• _EXERCISE_:
Reproduce all the material exactly, minus any pictures it holds.

• _GIVEN MATERIAL_:
## Start
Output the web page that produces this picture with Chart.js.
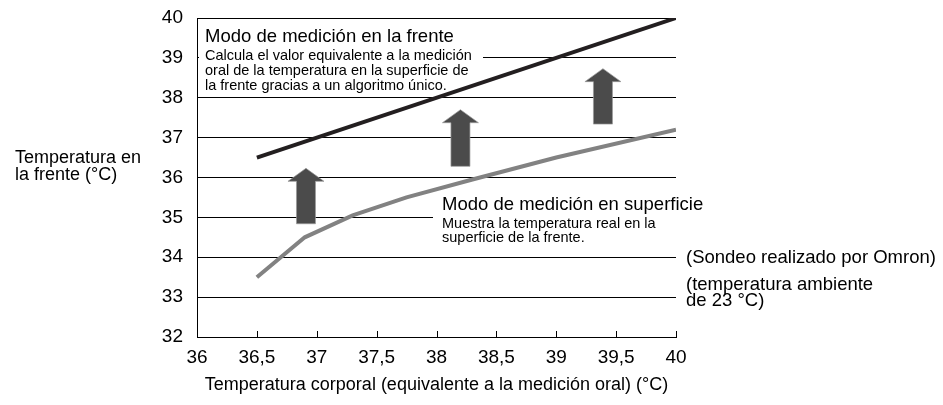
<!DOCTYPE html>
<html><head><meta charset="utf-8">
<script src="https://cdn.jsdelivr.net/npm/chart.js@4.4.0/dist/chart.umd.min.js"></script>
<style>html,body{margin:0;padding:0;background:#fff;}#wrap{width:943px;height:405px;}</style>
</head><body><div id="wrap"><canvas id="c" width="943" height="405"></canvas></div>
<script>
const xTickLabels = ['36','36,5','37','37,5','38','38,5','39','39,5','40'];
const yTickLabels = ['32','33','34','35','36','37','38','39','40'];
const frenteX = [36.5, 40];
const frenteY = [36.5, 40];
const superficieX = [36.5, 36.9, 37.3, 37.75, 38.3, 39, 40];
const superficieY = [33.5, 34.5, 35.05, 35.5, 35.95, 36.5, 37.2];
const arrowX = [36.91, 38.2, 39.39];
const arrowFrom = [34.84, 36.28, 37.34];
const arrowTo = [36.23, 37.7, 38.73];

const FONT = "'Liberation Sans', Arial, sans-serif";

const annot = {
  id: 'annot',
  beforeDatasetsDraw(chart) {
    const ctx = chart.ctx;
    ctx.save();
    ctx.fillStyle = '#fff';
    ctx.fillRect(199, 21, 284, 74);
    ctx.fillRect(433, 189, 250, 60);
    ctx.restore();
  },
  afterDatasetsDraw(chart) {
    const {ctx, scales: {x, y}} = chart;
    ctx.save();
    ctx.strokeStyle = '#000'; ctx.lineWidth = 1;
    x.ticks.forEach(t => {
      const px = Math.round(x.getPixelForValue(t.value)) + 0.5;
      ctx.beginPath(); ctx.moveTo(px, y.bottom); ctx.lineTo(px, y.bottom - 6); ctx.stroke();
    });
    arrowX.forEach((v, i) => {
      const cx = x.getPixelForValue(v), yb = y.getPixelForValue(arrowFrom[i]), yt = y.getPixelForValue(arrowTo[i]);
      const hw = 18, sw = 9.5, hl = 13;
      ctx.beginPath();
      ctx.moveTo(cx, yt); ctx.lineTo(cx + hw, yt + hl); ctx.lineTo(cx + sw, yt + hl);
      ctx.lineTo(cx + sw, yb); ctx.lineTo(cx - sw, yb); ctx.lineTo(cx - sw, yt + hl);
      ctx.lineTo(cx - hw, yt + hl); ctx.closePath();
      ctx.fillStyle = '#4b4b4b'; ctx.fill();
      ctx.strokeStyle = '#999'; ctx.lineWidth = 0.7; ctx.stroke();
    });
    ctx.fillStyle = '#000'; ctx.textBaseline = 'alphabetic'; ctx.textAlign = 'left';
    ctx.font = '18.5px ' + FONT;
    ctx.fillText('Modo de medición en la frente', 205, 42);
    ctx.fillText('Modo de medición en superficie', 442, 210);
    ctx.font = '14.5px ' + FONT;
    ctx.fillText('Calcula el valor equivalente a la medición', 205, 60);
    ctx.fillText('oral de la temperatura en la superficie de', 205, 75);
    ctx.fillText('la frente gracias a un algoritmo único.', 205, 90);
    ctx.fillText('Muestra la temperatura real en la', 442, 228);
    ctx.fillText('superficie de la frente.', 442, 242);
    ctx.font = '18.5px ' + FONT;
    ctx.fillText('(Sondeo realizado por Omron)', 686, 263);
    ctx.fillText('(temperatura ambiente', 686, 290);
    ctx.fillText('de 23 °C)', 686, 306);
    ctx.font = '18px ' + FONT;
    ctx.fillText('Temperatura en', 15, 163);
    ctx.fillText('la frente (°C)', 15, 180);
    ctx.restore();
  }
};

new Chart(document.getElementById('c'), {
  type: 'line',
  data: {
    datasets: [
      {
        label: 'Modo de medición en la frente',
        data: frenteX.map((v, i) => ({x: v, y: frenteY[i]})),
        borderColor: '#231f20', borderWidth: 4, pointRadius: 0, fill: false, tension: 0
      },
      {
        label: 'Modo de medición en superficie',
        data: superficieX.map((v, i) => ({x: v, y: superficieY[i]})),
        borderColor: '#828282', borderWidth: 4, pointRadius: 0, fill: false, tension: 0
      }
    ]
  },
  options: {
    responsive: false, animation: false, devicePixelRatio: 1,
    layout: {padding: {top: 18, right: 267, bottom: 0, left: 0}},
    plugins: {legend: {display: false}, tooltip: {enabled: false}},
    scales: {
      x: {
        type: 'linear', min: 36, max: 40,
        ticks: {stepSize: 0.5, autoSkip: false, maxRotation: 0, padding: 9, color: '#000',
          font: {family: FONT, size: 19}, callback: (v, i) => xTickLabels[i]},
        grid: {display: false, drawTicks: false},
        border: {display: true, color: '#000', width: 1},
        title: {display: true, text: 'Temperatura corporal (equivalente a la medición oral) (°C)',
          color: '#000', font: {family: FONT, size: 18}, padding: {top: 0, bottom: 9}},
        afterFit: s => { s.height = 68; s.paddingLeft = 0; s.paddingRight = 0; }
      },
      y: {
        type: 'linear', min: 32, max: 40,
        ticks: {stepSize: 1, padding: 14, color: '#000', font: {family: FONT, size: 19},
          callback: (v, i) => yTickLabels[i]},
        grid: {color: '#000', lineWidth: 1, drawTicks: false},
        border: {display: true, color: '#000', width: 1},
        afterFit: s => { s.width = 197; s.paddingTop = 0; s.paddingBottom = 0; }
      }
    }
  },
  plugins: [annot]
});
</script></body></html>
## End
• _WRITTEN REPLY_:
Output the web page that produces this picture with Chart.js.
<!DOCTYPE html>
<html><head><meta charset="utf-8">
<script src="https://cdn.jsdelivr.net/npm/chart.js@4.4.0/dist/chart.umd.min.js"></script>
<style>html,body{margin:0;padding:0;background:#fff;}#wrap{width:943px;height:405px;}</style>
</head><body><div id="wrap"><canvas id="c" width="943" height="405"></canvas></div>
<script>
const xTickLabels = ['36','36,5','37','37,5','38','38,5','39','39,5','40'];
const yTickLabels = ['32','33','34','35','36','37','38','39','40'];
const frenteX = [36.5, 40];
const frenteY = [36.5, 40];
const superficieX = [36.5, 36.9, 37.3, 37.75, 38.3, 39, 40];
const superficieY = [33.5, 34.5, 35.05, 35.5, 35.95, 36.5, 37.2];
const arrowX = [36.91, 38.2, 39.39];
const arrowFrom = [34.84, 36.28, 37.34];
const arrowTo = [36.23, 37.7, 38.73];

const FONT = "'Liberation Sans', Arial, sans-serif";

const annot = {
  id: 'annot',
  beforeDatasetsDraw(chart) {
    const ctx = chart.ctx;
    ctx.save();
    ctx.fillStyle = '#fff';
    ctx.fillRect(199, 21, 284, 74);
    ctx.fillRect(433, 189, 250, 60);
    ctx.restore();
  },
  afterDatasetsDraw(chart) {
    const {ctx, scales: {x, y}} = chart;
    ctx.save();
    ctx.strokeStyle = '#000'; ctx.lineWidth = 1;
    x.ticks.forEach(t => {
      const px = Math.round(x.getPixelForValue(t.value)) + 0.5;
      ctx.beginPath(); ctx.moveTo(px, y.bottom); ctx.lineTo(px, y.bottom - 6); ctx.stroke();
    });
    arrowX.forEach((v, i) => {
      const cx = x.getPixelForValue(v), yb = y.getPixelForValue(arrowFrom[i]), yt = y.getPixelForValue(arrowTo[i]);
      const hw = 18, sw = 9.5, hl = 13;
      ctx.beginPath();
      ctx.moveTo(cx, yt); ctx.lineTo(cx + hw, yt + hl); ctx.lineTo(cx + sw, yt + hl);
      ctx.lineTo(cx + sw, yb); ctx.lineTo(cx - sw, yb); ctx.lineTo(cx - sw, yt + hl);
      ctx.lineTo(cx - hw, yt + hl); ctx.closePath();
      ctx.fillStyle = '#4b4b4b'; ctx.fill();
      ctx.strokeStyle = '#999'; ctx.lineWidth = 0.7; ctx.stroke();
    });
    ctx.fillStyle = '#000'; ctx.textBaseline = 'alphabetic'; ctx.textAlign = 'left';
    ctx.font = '18.5px ' + FONT;
    ctx.fillText('Modo de medición en la frente', 205, 42);
    ctx.fillText('Modo de medición en superficie', 442, 210);
    ctx.font = '14.5px ' + FONT;
    ctx.fillText('Calcula el valor equivalente a la medición', 205, 60);
    ctx.fillText('oral de la temperatura en la superficie de', 205, 75);
    ctx.fillText('la frente gracias a un algoritmo único.', 205, 90);
    ctx.fillText('Muestra la temperatura real en la', 442, 228);
    ctx.fillText('superficie de la frente.', 442, 242);
    ctx.font = '18.5px ' + FONT;
    ctx.fillText('(Sondeo realizado por Omron)', 686, 263);
    ctx.fillText('(temperatura ambiente', 686, 290);
    ctx.fillText('de 23 °C)', 686, 306);
    ctx.font = '18px ' + FONT;
    ctx.fillText('Temperatura en', 15, 163);
    ctx.fillText('la frente (°C)', 15, 180);
    ctx.restore();
  }
};

new Chart(document.getElementById('c'), {
  type: 'line',
  data: {
    datasets: [
      {
        label: 'Modo de medición en la frente',
        data: frenteX.map((v, i) => ({x: v, y: frenteY[i]})),
        borderColor: '#231f20', borderWidth: 4, pointRadius: 0, fill: false, tension: 0
      },
      {
        label: 'Modo de medición en superficie',
        data: superficieX.map((v, i) => ({x: v, y: superficieY[i]})),
        borderColor: '#828282', borderWidth: 4, pointRadius: 0, fill: false, tension: 0
      }
    ]
  },
  options: {
    responsive: false, animation: false, devicePixelRatio: 1,
    layout: {padding: {top: 18, right: 267, bottom: 0, left: 0}},
    plugins: {legend: {display: false}, tooltip: {enabled: false}},
    scales: {
      x: {
        type: 'linear', min: 36, max: 40,
        ticks: {stepSize: 0.5, autoSkip: false, maxRotation: 0, padding: 9, color: '#000',
          font: {family: FONT, size: 19}, callback: (v, i) => xTickLabels[i]},
        grid: {display: false, drawTicks: false},
        border: {display: true, color: '#000', width: 1},
        title: {display: true, text: 'Temperatura corporal (equivalente a la medición oral) (°C)',
          color: '#000', font: {family: FONT, size: 18}, padding: {top: 0, bottom: 9}},
        afterFit: s => { s.height = 68; s.paddingLeft = 0; s.paddingRight = 0; }
      },
      y: {
        type: 'linear', min: 32, max: 40,
        ticks: {stepSize: 1, padding: 14, color: '#000', font: {family: FONT, size: 19},
          callback: (v, i) => yTickLabels[i]},
        grid: {color: '#000', lineWidth: 1, drawTicks: false},
        border: {display: true, color: '#000', width: 1},
        afterFit: s => { s.width = 197; s.paddingTop = 0; s.paddingBottom = 0; }
      }
    }
  },
  plugins: [annot]
});
</script></body></html>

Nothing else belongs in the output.